The major issues I came across when I code Python are dependency management and version compatibility. Python 3 is not fully backward compatible to Python 2. For most data science tasks, you may need quite a few of 3rd party dependencies and the last thing you want is to sort thru is to get all these different library versions fit together. To lessen your headache, I recommend that you install Anaconda that bundles with popular data science libraries plus it allows you to create your own virtual environments so python 2 and 3 libraries will not step into each other. You can follow this video to set it up. On top of that, it also comes with Jupyter Notebook (ie. IPython Notebook) that gives you an interactive environment for coding Python. You can get familiar with it from this video
# check conda version
$ conda -V
# update conda
$ conda update conda
# check what python version is available.
$ conda search "^python$"
# create an environment in python 2.7.12
$ conda create --name abc python=2.7.12 [you need one package here]
# There is no need to install Anaconda again. Conda, the package manager for Anaconda, fully supports separated environments.
# The easiest way to create an environment for Python 2.7 is to do
$ conda create -n py27_13 python=2.7.13 anaconda
# activate an environment
$ source activate py27_13
# check if you are in python 2.7.13 if you activate this env
(py27_13) $ python
Python 2.7.13 |Anaconda 4.3.1 (x86_64)| (default, Dec 20 2016, 23:05:08)
[GCC 4.2.1 Compatible Apple LLVM 6.0 (clang-600.0.57)] on darwin
Type "help", "copyright", "credits" or "license" for more information.

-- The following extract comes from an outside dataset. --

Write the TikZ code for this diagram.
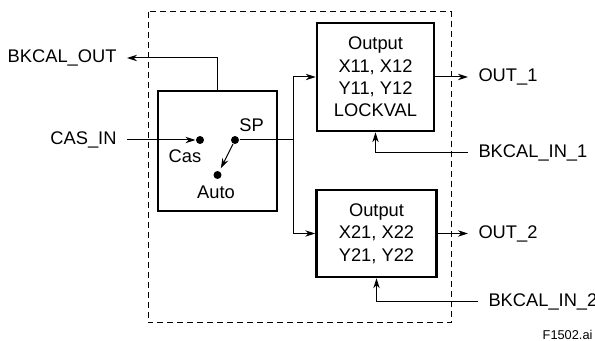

Anaconda is brought to you by Continuum Analytics.
Please check out: http://continuum.io/thanks and https://anaconda.org
# install package after activate
(py27_13) $ conda install [package_name]
(py27_13) $ conda update [package_name]
(py27_13) $ conda remove [package_name]
(py27_13) $ pip install [package_name]
# install package to particular env without activation
$ conda install -n py27_13 [package_name]
# list out all environment previously created. NOTE: root is the active in current.
$ conda env list
# conda environments:
root * //anaconda
# deactivate an environment
> source deactivate py27_13
# remove an environment
$ conda remove --name py27_13 --all
Common packages/ libraries that you may need to install
$ source activate py27_13
# install common package for machine learning in python
(py27_13) $ conda install -c conda-forge tensorflow # install tensorflow
(py27_13) $ pip install -U nltk pandas scikit-learn matplotlib beautifulsoup4 gensim seaborn tabulate
- tensorflow – Google deep learning library
- nltk – NLP packages
- scikit-learn – Popular machine learning library for python
- matplotlib & seaborn – Data visualization tool
- tabulate – Pretty print for table data
- beautifulsoup4 – HTML parser
- genism – High performance deep neural net package
Write Python Code on IntelliJ
Actually, you can use any text editor to write python code. But I prefer to do that in IntelliJ as I like to step thru python code in debug mode so I can examine the variables without printing it out. Below are the steps you can follow if you want to set up IntelliJ for Python.
- Create new project (File > New > Project) and select “Python”.
- Under Project SDK, click on the New button and point the path under “/anaconda/envs/abc/bin/python”
- Create New Python File
After that, you can type in Python code and Run it. If you want, you can add a breakpoint and run it in debug mode.